How to set up a summer camp savings fund

  1. Start Early: Open (and contribute to) a High-Yield Savings Account that allows for savings buckets or sub-accounts. This will help you funnel savings for specific uses without losing out on growing your larger savings goals.
  2. Make Regular Contributions: Auto-transfer monthly or per paycheck. These regular contributions, even of a small amount, will add up significantly over the course of the year and will, of course, accumulate more and more interest with time and growth.
  3. Set Yourself Up for the Long Term: Overfund if you can.
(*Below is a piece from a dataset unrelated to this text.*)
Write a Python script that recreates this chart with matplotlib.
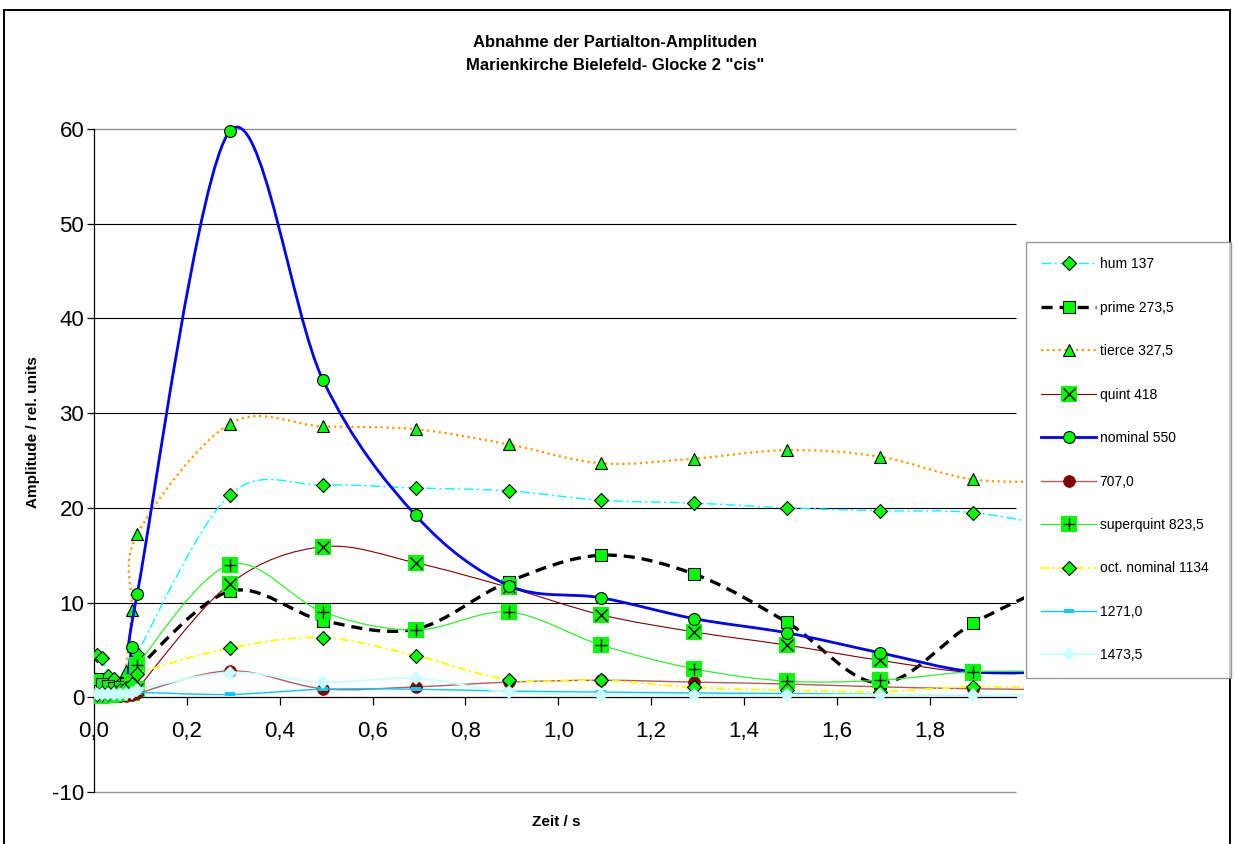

If you know what your summer costs are likely to be each year, and you can afford to save the full amount over a 9-12 month period, consider adding a 5-10% buffer to your contributions. This will both increase your compound interest and provide you with more savings for unexpected summer costs. Kid suddenly has an interest in horseback riding? Needs a specialty camera for photography camp? You'll be ready. If your kids age out of camp and you still have funds leftover, then the college bookstore will be happy to separate you from those extras.

More Ideas for Saving

High-yield savings accounts are a great way to keep summer funds rolling and growing year after year, and they should be part of a larger effort to cut costs where you can. Here are a few additional tips:

  1. Dependent Care FSA's can be used for day camps (but not sleepaway camps) and are a great way to maximize your pre-tax dollars for a cost you'll have to pay anyway.
  2. Plan Ahead: Most summer camps offer early bird discounts, discounts for sending multiple children, or even scholarships. We recommend you start researching these very early in case there is any kind of application process. Also, this is not the time to be shy, contact the camps you're interested in and ask them what they can do to lighten the cost burden. Even if they don't advertise it, many camps want to make summer fun more accessible to more kids.
  3. Consider a Cashback Card: Use a strong cashback card, with 2% or more, to pay the camp fees and then immediately pay off that card using the HYSA you've set up for summer. That's basically free money right into your pocket.

Use it or… Use it

Really the best benefit of this strategy is that there are no limits or restrictions on what you can use the savings for. Plus, you don't even have to use it all every year. In fact, if you can use just part of the fund, then as you continue your contributions, it will grow even further to accommodate the larger costs that older kids can bring as they start asking for things like study abroad programs.

Change of Plans?

Your kid decides they hate summer camp and they want to go on an archeological expedition instead? No problem, you've got money for flights and work boots stashed away.

Leftover Funds?

Your kids outgrow camp and you still have money left from growing the fund all those years? No problem. That extra money is yours to use for anything else or to roll into your larger savings.

Between you and me, you can even use this money for unexpected costs that come up before the summer and rebuild it.